Question from Jeannette:
Hell-o. So, if you have any information or proof on why Hell couldn’t exist could you share it with me? I have been a Christian my whole life and now I am really seeing the logic of atheism.
My husband is a Baptist minister. So this is difficult. But my main issue is that I would like to put the issue of whether or not there is a Hell to rest.
The only reason I would teach my children about Christianity is because I am terrified of them possibly going to hell. So I feel like the most compassionate thing for me to do is to research this and hopefully find that there is no hell and share it with them when the time is right.
Answer by SmartLX:
You’re taking the hardest route by looking for proof that Hell doesn’t exist, just like those looking for proof that God doesn’t exist. It’s impossible to do without exhausting possibilities you could only test if you were omniscient yourself. If you establish that Hell can’t exist physically for some reason related to thermodynamics, for example, theologians (both professional and armchair) will insist that it exists outside of the physical, or in a different physical realm where the rules are different. When all that is “known” about a place is merely asserted, the assertions can easily change to get around any objections.
Fortunately the burden is not really on you to prove it doesn’t exist, because there’s no evidence that it does exist. It’s merely a claim by several different religions (which each describe its qualities, and importantly the criteria for being sent there, very differently) which is supported only by mentions in Scripture. Even that isn’t conclusive – some theologians argue that the Bible doesn’t establish it at all. Here’s an article with the major Bible-based reasons to dispute the existence of Hell, which even if they’re not conclusive to believers at least demonstrate that it’s not simply a believers-versus-heathens issue.
Regarding you personally, there’s not much to worry about if you’re seeing that atheism has a point. Hell, as described by Christianity, exists directly because of God, and if God isn’t looking likely then neither is Hell.
That said, if you think there’s a possibility of you or the people you love going to Hell, I know it’s terrifying. This terror is such that it sticks with people long after their belief in God, Hell or anything related has faded. (I call it “faithdrawal”.) But even if there is a Hell there’s no point frantically trying to stay out of it because there’s no way to do so with any confidence. If you follow any specific Christian denomination (e.g. Baptism) then there are dozens of others that think you’re going to Hell for not following theirs. If you’re Christian at all, the Muslims think you’re going to Hell, and vice versa. And if you’re atheist, of course, then there are people of most faiths who think you’re Hell-bound regardless of the life you’ve led. In that situation though, taking up any religion is less likely to get you condemned by the “right” religion than saved by it, just because there are so many and you’re so unlikely to pick the true one (if any).

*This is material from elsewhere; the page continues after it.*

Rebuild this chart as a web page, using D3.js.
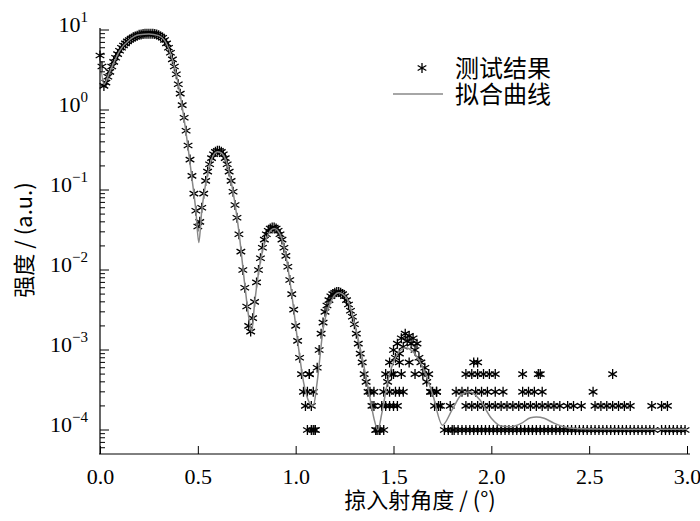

Your children are going to hear about Hell from your husband or his congregation, no question. If they comprehend it and they believe it then they will be frightened by it, no question. If you so much as tell them once that you disbelieve, or even doubt, then it will no longer be a certainty in their minds. My father’s an atheist and he told me so a grand total of twice, and was quiet the rest of the time while my mother talked as if God was beyond doubt. The fact that someone I respected disagreed with the doctrine was all it took for me to realise there was something to investigate. The sooner your children see Hell as an academic argument, the less they’ll be impacted on an emotional level. (If you don’t want to reveal your own disbelief because of your husband, maybe mention someone else you know who doubts it.)
If they do end up taking it to heart, at least it’s a trauma they’ll share with millions of others. Like the fear of death, it lessens after the initial shock of discovery until it’s hardly thought of at all. You really have to obsess over something like that to maintain that horrible initial feeling. So if you can’t combat it directly, just distract as best you can and let them get back to being kids.